I can't find a way to debug why these leases were given out, nor can I find a way to flush these entries.  The only option OpnSense appears to give me is the option to make these entries static.  I'm not even sure what that means though.  With "Match client-id" disabled on this subnet, the entry should be a link between a MAC address and an IP address.  Without a MAC address, how can I make this a reservation?

Thank you for the help.
#14
Technically I have VLANs on my network but in this case, OpnSense is running on Proxmox and Proxmox is configured with VLANs and exposes the interfaces to OpnSense.  I also don't understand why KeaDHCP dolling out MAC-less IP addresses would have anything to do with VLANs.  Everything with a Static reservation is working fine.

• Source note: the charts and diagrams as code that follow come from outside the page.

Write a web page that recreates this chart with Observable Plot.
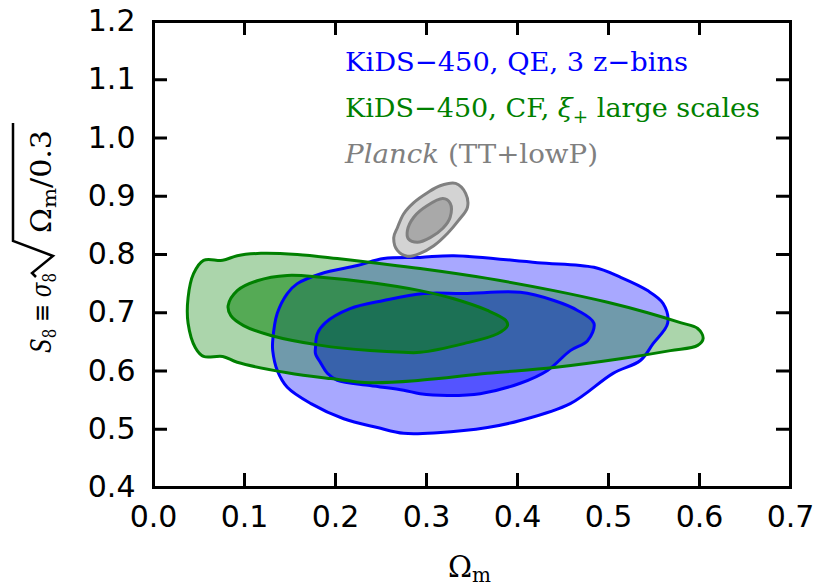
<!DOCTYPE html>
<html>
<head>
<meta charset="utf-8">
<script src="https://cdn.jsdelivr.net/npm/d3@7"></script>
<script src="https://cdn.jsdelivr.net/npm/@observablehq/plot@0.6"></script>
<style>
  html, body { margin: 0; padding: 0; background: white; }
</style>
</head>
<body>
<script>
// ---- Data (Omega_m, S8) ----
const xTicks = [0.0, 0.1, 0.2, 0.3, 0.4, 0.5, 0.6, 0.7];
const yTicks = [0.4, 0.5, 0.6, 0.7, 0.8, 0.9, 1.0, 1.1, 1.2];

const blueOuter = [
  [0.131,0.652],[0.136,0.699],[0.147,0.733],[0.158,0.750],[0.184,0.767],[0.224,0.781],
  [0.253,0.793],[0.293,0.795],[0.330,0.798],[0.422,0.786],[0.484,0.778],[0.513,0.761],
  [0.543,0.738],[0.560,0.716],[0.565,0.682],[0.549,0.647],[0.535,0.618],[0.505,0.596],
  [0.458,0.544],[0.403,0.515],[0.367,0.503],[0.312,0.494],[0.275,0.493],[0.246,0.503],
  [0.209,0.518],[0.173,0.544],[0.147,0.572],[0.136,0.601],[0.131,0.635]
];
const blueInner = [
  [0.178,0.640],[0.180,0.664],[0.189,0.683],[0.216,0.707],[0.253,0.721],[0.297,0.733],
  [0.341,0.733],[0.403,0.735],[0.440,0.721],[0.466,0.704],[0.484,0.682],[0.477,0.652],
  [0.458,0.635],[0.433,0.601],[0.403,0.579],[0.359,0.561],[0.323,0.558],[0.293,0.561],
  [0.275,0.567],[0.238,0.575],[0.202,0.584],[0.191,0.596],[0.184,0.613],[0.178,0.630]
];
const greenOuter = [
  [0.055,0.790],[0.076,0.790],[0.092,0.798],[0.118,0.802],[0.158,0.800],[0.202,0.793],
  [0.246,0.785],[0.293,0.776],[0.367,0.759],[0.440,0.738],[0.499,0.718],[0.543,0.700],
  [0.579,0.683],[0.598,0.673],[0.604,0.656],[0.598,0.644],[0.568,0.635],[0.513,0.621],
  [0.440,0.606],[0.367,0.596],[0.293,0.584],[0.238,0.580],[0.195,0.587],[0.147,0.597],
  [0.092,0.615],[0.076,0.625],[0.055,0.625],[0.046,0.640],[0.038,0.682],[0.038,0.726],
  [0.044,0.767]
];
const greenInner = [
  [0.082,0.712],[0.092,0.738],[0.114,0.755],[0.147,0.764],[0.184,0.761],[0.238,0.752],
  [0.293,0.738],[0.330,0.724],[0.367,0.704],[0.387,0.687],[0.389,0.678],[0.378,0.664],
  [0.341,0.647],[0.293,0.632],[0.275,0.632],[0.238,0.635],[0.184,0.644],[0.129,0.661],
  [0.099,0.678],[0.085,0.695]
];
const planckOuter = [
  [0.264,0.829],[0.268,0.846],[0.275,0.870],[0.286,0.889],[0.301,0.906],[0.315,0.918],
  [0.332,0.922],[0.343,0.905],[0.345,0.881],[0.335,0.858],[0.323,0.836],[0.308,0.815],
  [0.293,0.802],[0.279,0.797],[0.268,0.807]
];
const planckInner = [
  [0.279,0.841],[0.286,0.864],[0.301,0.884],[0.318,0.896],[0.326,0.888],[0.326,0.864],
  [0.318,0.845],[0.304,0.829],[0.290,0.821],[0.280,0.827]
];

const BLUE = "#0000ff", GREEN = "#008000", GREY = "#808080";
const W = 817, H = 586, ML = 153, MR = 27, MT = 21, MB = 99;
const PW = W - ML - MR, PH = H - MT - MB, TICK = 14;

const layers = [
  {pts: blueOuter, color: BLUE, op: 0.34},
  {pts: blueInner, color: BLUE, op: 0.5},
  {pts: greenOuter, color: GREEN, op: 0.33},
  {pts: greenInner, color: GREEN, op: 0.5},
  {pts: planckOuter, color: GREY, op: 0.35},
  {pts: planckInner, color: GREY, op: 0.5}
];
const CURVE = "catmull-rom-closed";
const fills = layers.map(l => Plot.line(l.pts, {
  x: d => d[0], y: d => d[1], curve: CURVE,
  fill: l.color, fillOpacity: l.op, stroke: "none"
}));
const strokes = layers.map(l => Plot.line(l.pts, {
  x: d => d[0], y: d => d[1], curve: CURVE,
  fill: "none", stroke: l.color, strokeWidth: 3, strokeLinejoin: "round"
}));

const chart = Plot.plot({
  width: W, height: H,
  marginLeft: ML, marginRight: MR, marginTop: MT, marginBottom: MB,
  x: {domain: [0, 0.7]},
  y: {domain: [0.4, 1.2]},
  style: {fontFamily: "DejaVu Sans", fontSize: "30px", color: "black", background: "white", overflow: "visible"},
  marks: [
    ...fills,
    ...strokes,
    Plot.tickX(xTicks, {x: d => d, insetTop: PH - TICK, strokeWidth: 3}),
    Plot.tickX(xTicks, {x: d => d, insetBottom: PH - TICK, strokeWidth: 3}),
    Plot.tickY(yTicks, {y: d => d, insetRight: PW - TICK, strokeWidth: 3}),
    Plot.tickY(yTicks, {y: d => d, insetLeft: PW - TICK, strokeWidth: 3}),
    Plot.frame({stroke: "black", strokeWidth: 3}),
    Plot.axisX({ticks: xTicks, tickSize: 0, tickPadding: 18, fontSize: 30, tickFormat: d => d.toFixed(1), label: null}),
    Plot.axisY({ticks: yTicks, tickSize: 0, tickPadding: 18, fontSize: 30, tickFormat: d => d.toFixed(1), label: null})
  ]
});
document.body.append(chart);

// ---- Text annotations (legend, axis labels) ----
const svg = d3.select(chart);
const SERIF = "'DejaVu Serif', 'Liberation Serif', serif";

function serifText(sel, size) {
  return sel.style("font-family", SERIF).style("font-size", size + "px").attr("text-anchor", "start");
}

function addLine(y, color, width, parts) {
  const t = serifText(svg.append("text"), 26.5).attr("x", 345).attr("y", y).attr("fill", color);
  parts.forEach(p => {
    const s = t.append("tspan").text(p.t);
    if (p.i) s.style("font-style", "italic");
    if (p.sub) s.style("font-size", "18px").attr("dy", 6);
    if (p.up) s.attr("dy", -6);
  });
  t.attr("textLength", width).attr("lengthAdjust", "spacingAndGlyphs");
}
addLine(71, BLUE, 343, [{t: "KiDS\u2212450, QE, 3 z\u2212bins"}]);
addLine(117, GREEN, 415, [{t: "KiDS\u2212450, CF, "}, {t: "\u03BE", i: true}, {t: "+", sub: true}, {t: " large scales", up: true}]);
addLine(163, GREY, 253, [{t: "Planck", i: true}, {t: " (TT+lowP)"}]);

// x label: Omega_m
const xl = serifText(svg.append("text"), 29).attr("x", 448).attr("y", 577).attr("fill", "black");
xl.append("tspan").text("\u03A9");
xl.append("tspan").text("m").style("font-size", "20px").attr("dy", 5);

// y label: S8 = sigma8 sqrt(Omega_m / 0.3), drawn in a rotated group
const g = svg.append("g").attr("transform", "translate(51,237) rotate(-90)");
const left = serifText(g.append("text"), 27).attr("x", -36).attr("y", 0).attr("text-anchor", "end").attr("fill", "black");
left.append("tspan").text("S").style("font-style", "italic");
left.append("tspan").text("8").style("font-size", "19px").attr("dy", 5);
left.append("tspan").text(" \u2261 ").attr("dy", -5);
left.append("tspan").text("\u03C3").style("font-style", "italic");
left.append("tspan").text("8").style("font-size", "19px").attr("dy", 5);
left.attr("textLength", 80).attr("lengthAdjust", "spacingAndGlyphs");

const rad = serifText(g.append("text"), 27).attr("x", 4).attr("y", 0).attr("fill", "black");
rad.append("tspan").text("\u03A9");
rad.append("tspan").text("m").style("font-size", "19px").attr("dy", 5);
rad.append("tspan").text("/0.3").attr("dy", -5);
rad.attr("textLength", 103).attr("lengthAdjust", "spacingAndGlyphs");
g.append("path")
  .attr("d", "M-40,-15 L-36,-19 L-19,2 L-4,-38 L114,-38")
  .attr("fill", "none").attr("stroke", "black").attr("stroke-width", 2.5).attr("stroke-linejoin", "miter");
</script>
</body>
</html>
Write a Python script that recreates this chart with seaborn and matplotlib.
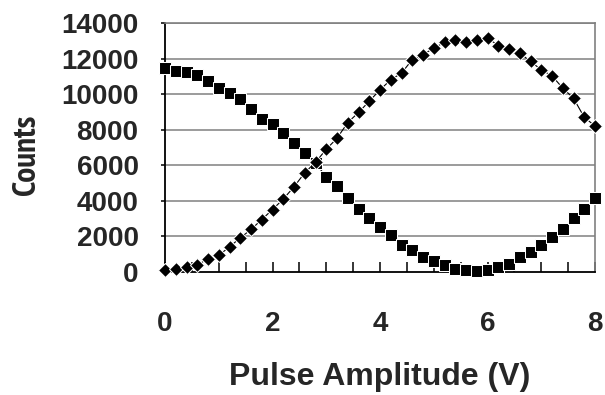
import numpy as np
import pandas as pd
import matplotlib
matplotlib.use("Agg")
import matplotlib.pyplot as plt
from matplotlib.ticker import MultipleLocator
import seaborn as sns

# Data
voltage = [0.0, 0.2, 0.4, 0.6, 0.8, 1.0, 1.2, 1.4, 1.6, 1.8, 2.0,
           2.2, 2.4, 2.6, 2.8, 3.0, 3.2, 3.4, 3.6, 3.8, 4.0,
           4.2, 4.4, 4.6, 4.8, 5.0, 5.2, 5.4, 5.6, 5.8, 6.0,
           6.2, 6.4, 6.6, 6.8, 7.0, 7.2, 7.4, 7.6, 7.8, 8.0]
counts_square = [11470, 11320, 11220, 11090, 10750, 10340, 10090, 9720, 9150, 8590, 8330,
                 7800, 7240, 6710, 6110, 5360, 4830, 4140, 3570, 3010, 2540,
                 2070, 1500, 1220, 850, 600, 380, 190, 90, 60, 130,
                 280, 470, 850, 1130, 1500, 1940, 2440, 3010, 3570, 4140]
counts_diamond = [130, 150, 280, 380, 750, 940, 1410, 1920, 2390, 2950, 3510,
                  4100, 4790, 5580, 6170, 6900, 7520, 8400, 8970, 9600, 10240,
                  10810, 11180, 11940, 12220, 12590, 12910, 13060, 12910, 13030, 13160,
                  12730, 12540, 12310, 11840, 11370, 11030, 10340, 9770, 8700, 8210]
x_ticks = [0, 2, 4, 6, 8]
y_ticks = [0, 2000, 4000, 6000, 8000, 10000, 12000, 14000]

sns.set_style("white")
plt.rcParams['font.family'] = ['Liberation Sans', 'DejaVu Sans']

df = pd.DataFrame({"V": voltage, "sq": counts_square, "di": counts_diamond})

fig = plt.figure(figsize=(6.05, 3.95), dpi=100)
ax = fig.add_axes([165/605, (395-272)/395, 430/605, 249/395])

sns.lineplot(data=df, x="V", y="sq", ax=ax, color="black", lw=0.8,
             marker="s", markersize=8.5, clip_on=False, zorder=3)
sns.lineplot(data=df, x="V", y="di", ax=ax, color="black", lw=0.8,
             marker="D", markersize=7, clip_on=False, zorder=3)

ax.set_xlim(0, 8)
ax.set_ylim(0, 14000)
# horizontal gridlines
ax.hlines(y_ticks[1:], 0, 8, colors="#808080", linewidth=1.1, zorder=1)

ax.set_xticks(x_ticks)
ax.set_xticklabels([str(v) for v in x_ticks], fontweight="bold")
ax.xaxis.set_minor_locator(MultipleLocator(0.5))
ax.set_yticks(y_ticks)
ax.set_yticklabels([str(v) for v in y_ticks], fontweight="bold")

ax.tick_params(axis="x", which="both", direction="in", length=7, width=1.1,
               color="black", pad=28, labelsize=20, bottom=True)
ax.tick_params(axis="y", which="major", direction="out", length=3, width=1.1,
               color="black", pad=16, labelsize=20, left=True)

for s in ["left", "bottom"]:
    ax.spines[s].set_color("black")
    ax.spines[s].set_linewidth(1.3)
for s in ["top", "right"]:
    ax.spines[s].set_color("#808080")
    ax.spines[s].set_linewidth(1.2)

ax.set_xlabel("Pulse Amplitude (V)", fontsize=23, fontweight="bold", labelpad=18)
ax.set_ylabel("Counts", fontsize=24, fontweight="bold",
              family=['Liberation Sans Narrow', 'PT Sans Narrow', 'Liberation Sans'])
ax.yaxis.set_label_coords((42-165)/430, (272-155)/249)

fig.savefig("out.png", dpi=100)
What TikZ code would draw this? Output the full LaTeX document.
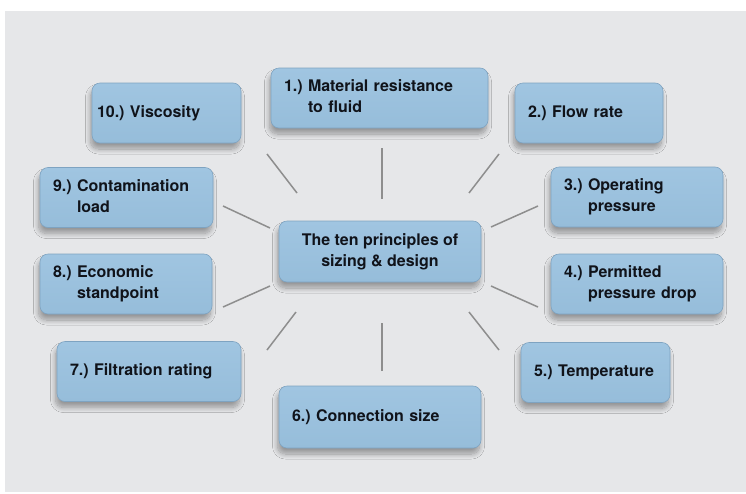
\documentclass[tikz,border=0pt]{standalone}
\usepackage{fontspec}
\setmainfont{TeX Gyre Heros}
\usetikzlibrary{shadows.blur}
\definecolor{panelgray}{HTML}{E6E7E9}
\definecolor{boxblue}{HTML}{96BDDA}
\definecolor{boxtop}{HTML}{A0C5E1}
\definecolor{boxedge}{HTML}{7EA3C1}
\definecolor{spokegray}{HTML}{8E8E8E}
\definecolor{inkdark}{HTML}{10131A}
\tikzset{
    principle/.style={draw=boxedge, line width=0.6pt, top color=boxtop, bottom color=boxblue,
        rounded corners=8pt,
        blur shadow={shadow xshift=-1.5pt, shadow yshift=-6pt, shadow blur radius=5pt,
            shadow blur steps=12, shadow opacity=35},
        minimum height=60pt, inner xsep=13pt, inner ysep=0pt, align=left, text=inkdark,
        font=\fontsize{16}{21}\selectfont\bfseries},
    spoke/.style={draw=spokegray, line width=1.5pt}
}
\newcommand{\pitem}[2]{\begin{tabular}{@{}l@{\ }l@{}}#1&#2\end{tabular}}

\begin{document}
\begin{tikzpicture}[x=1pt,y=-1pt]
    \useasboundingbox (0,0) rectangle (746,493);
    \fill[white] (0,0) rectangle (746,493);
    \fill[panelgray] (5,11) rectangle (746,492);

    % spokes
    \foreach \n/\ax/\ay/\bx/\by in {1/382/148/382/199, 2/499/154/469/193, 3/538/206/491/227,
        4/538/307/491/286, 5/499/350/469/312, 6/382/371/382/323, 7/267/350/296/312,
        8/223/307/270/286, 9/223/206/270/228, 10/267/154/297/193}{
        \coordinate (out\n) at (\ax,\ay);
        \coordinate (in\n) at (\bx,\by);
        \draw[spoke] (out\n) -- (in\n);
    }

    % boxes
    \node[principle, minimum width=202pt, minimum height=61pt, align=center, inner xsep=0pt] (hub) at (380,251.5)
        {The ten principles of\\sizing \& design};
    \node[principle, text width=191pt] (material) at (379.5,98) {\pitem{1.)}{Material resistance\\&to fluid}};
    \node[principle, text width=122pt] (flow) at (589,113) {\pitem{2.)}{Flow rate}};
    \node[principle, text width=146pt] (operating) at (637,197) {\pitem{3.)}{Operating\\&pressure}};
    \node[principle, text width=146pt] (drop) at (637,284) {\pitem{4.)}{Permitted\\&pressure drop}};
    \node[principle, text width=123pt] (temperature) at (595.5,372.5) {\pitem{5.)}{Temperature}};
    \node[principle, text width=176pt, minimum height=62pt] (connection) at (380,417) {\pitem{6.)}{Connection size}};
    \node[principle, text width=158pt] (filtration) at (149,371.5) {\pitem{7.)}{Filtration rating}};
    \node[principle, text width=146pt] (economic) at (126,284) {\pitem{8.)}{Economic\\&standpoint}};
    \node[principle, text width=147pt] (contamination) at (126.5,197.5) {\pitem{9.)}{Contamination\\&load}};
    \node[principle, text width=139pt, inner xsep=5pt] (viscosity) at (166.5,113) {\pitem{10.)}{Viscosity}};
\end{tikzpicture}
\end{document}
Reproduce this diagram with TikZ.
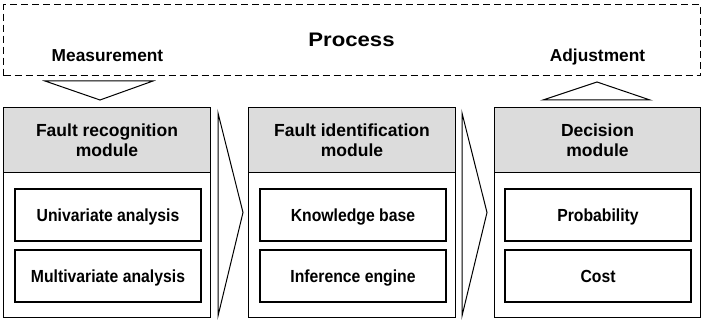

I also just rebooted, hoping that would flush the existing DHCP entries but it did not.  There are still 39 dolled out IP addresses without a MAC associated with them (even though "Match client-id" is disabled).

Maybe I can ask this another way.  If my "valid-lifetime" setting for the KeaDHCP server is 4000 (the default I believe), what does it mean when there is an entry with a lifetime of 86400?

Is there a way to flush the current DHCP cache?  I've tried stopping and starting KeaDHCP, I have tried rebooting OpnSense but the entries remain.  They are supposed to expire tomorrow.  Is my only option really to wait?

I also checked my secondary VLAN which I have all my cloud-connected devices on (thermostats, smart light-bulbs, etc...).  It has a pool configured as well but there are no DHCP entries other than ones with a lifetime of 4000.

How can I better debug this?  Just hearing "it works for me" isn't very helpful.  Can I attach some sort of config here to be analyzed?  This used to work just fine.  I'm not sure which upgrade caused the problem.  Given 86400 is 24 hours, I suppose these could have been dolled out multiple times.  I did recently upgrade to 26.1.4 but this doesn't necessarily mean that was the issue.  As 95+% of my devices have Reservations, I may not have noticed this for a while.

This also all "just worked" in pfSense.  If I can't get DHCP to work reliably in OpnSense, there really isn't a reason to use it.
#15
I appreciate the suggestion but I already have that turned off.